Paul, the quintessential Israelite, finds his vocation outside the boundaries of his land and people. He knows himself to have received a particular calling ‘to the nations’. There is no telling just to what degree—it is likely to be considerable—the apostle saw his destiny mirroring the Isaianic servant of the Lord, for whom it was a ‘small thing’ to restore Israel’s lost tribes. For that enigmatic figure, the properly proportioned calling consisted in taking light to the nations.
In the fifteenth chapter of his letter to Roman Christians, Paul seems bent on persuading his readers that Israel’s messiah died and returned to life on behalf of a similarly wide objective, indeed ‘so that the Gentiles might glorify God for his mercy’.
He assembles a representative roster of statements from the psalms and prophets that for him—though not for some modern scholars of those same texts who see rather more subjugation and less voluntarism in their predictions—promise widespread divine mercy to the nations.
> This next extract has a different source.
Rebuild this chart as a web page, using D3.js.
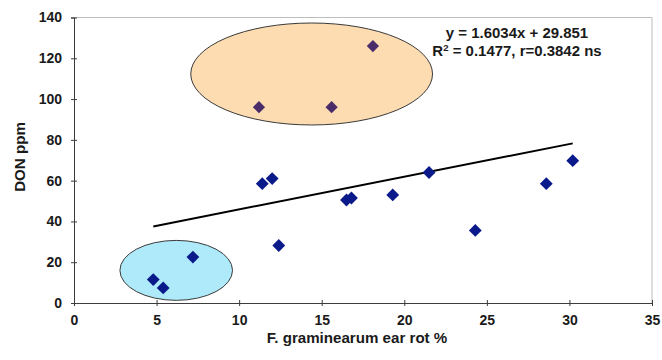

Those texts are full of the notion of gentile nations bringing tribute to the Lord in Jerusalem in history’s final hour. Though the gift is unfailingly glorious, it is not always clear that it is given with a happy heart. Paul seems to anticipate that it will be so, indeed that the nations will realize their full, joyful shape and calling in serving Zion’s God. More remarkably, he seems to hint that the quality of the gentiles’ eschatological offering may hang in the balance unless people like him do their work well among those nations. A remarkable turn of phrase suggests he may think this way:
Nevertheless on some points I have written to you rather boldly by way of reminder, because of the grace given me by God to be a minister of Christ Jesus to the Gentiles in the priestly service of the gospel of God, so that the offering of the Gentiles may be acceptable, sanctified by the Holy Spirit.
This is Paul at his most characteristic: strenuous in effort, ambitious in vision, convinced that YHWH’s mercy runs wider and deeper than has yet been apprehended. Eye always on the horizon, straining to see just who and how many might appear there, striding towards Zion, bearing their best.